Events begin with a conversation between hitwoman Lon and obnoxious billionaire Milla, for whom she takes on hits. Milla has a new target and Sami Kivelä’s impressive sample page shows that assignment being carried out. However, when it comes to killing the infant child on the premises, Lon has a crisis of conscience, and instead makes off with him. That all works very nicely. Milla’s an amoral specimen who enjoys torturing people, and sends a photographer around after her assigned hits to create art from the resulting scene, which is whimsical, but not too far removed from the eccentricity of a James Bond villain. It adds colour, although expounding her theories of art confirms her as a crashing bore. Lon being haunted by the ghost of a little girl is fine also, as tormented killers have a greater presence, and her girlfriend Asia is sympathetic.
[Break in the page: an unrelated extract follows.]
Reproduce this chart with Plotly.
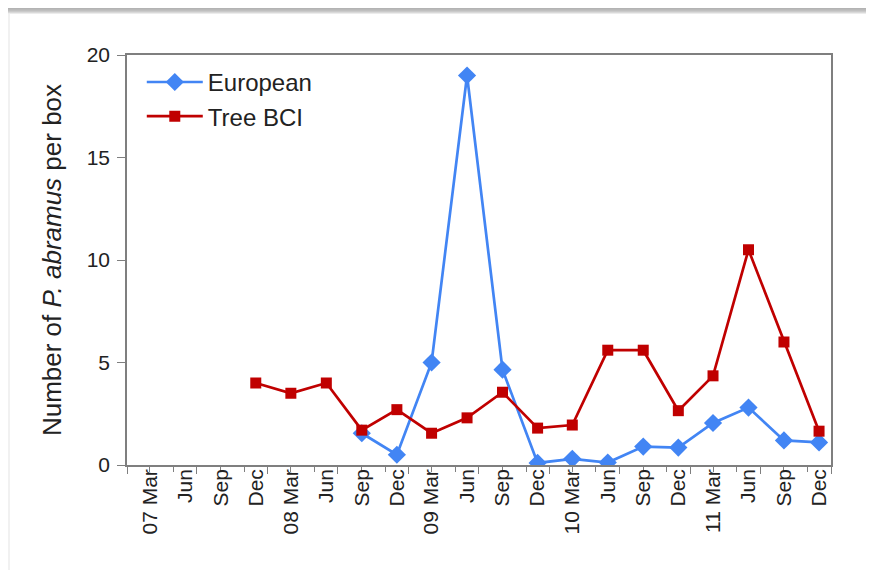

The introduction of super powers, however, shunts something with the neat, enclosed parameters of a character-based crime story into anything can happen territory. There’s very little about the basic story needing super powers, and making it bigger doesn’t make it better. We also have to contend with the hyper-reality of Lindsay’s dialogue, where it’s never enough that people speak or explain where necessary. He imposes character clumsily, people spouting hollow soundbites. He even calls himself on it at one point – how very meta – but doesn’t stop. Right at the end he notes a character is overthinking. Yeah.
It’s not that the ideas associated with the superheroes are bad, they’re just forced into the wrong story because Lindsay wants to make a bigger impression, everything screaming self-awareness, yet reading like a Grant Morrison pastiche. That good impression is stolen by Kivelä’s unpretentious art, everything clear, everything solid and everything appealing. He incorporates smart visual effects, draws attractive people, and the vibrant colour of Triona Campbell is the cherry on the cake.
As pages turn, the scenario keeps escalating and the smug dialogue continues to a finish that doesn’t work because Lindsay presents the one in a thousand sequence of events rather than the one in two. There’s honestly more fun in concocting the viable alternatives than reading it through. Kivela, though, is an artist to anticipate on a better project.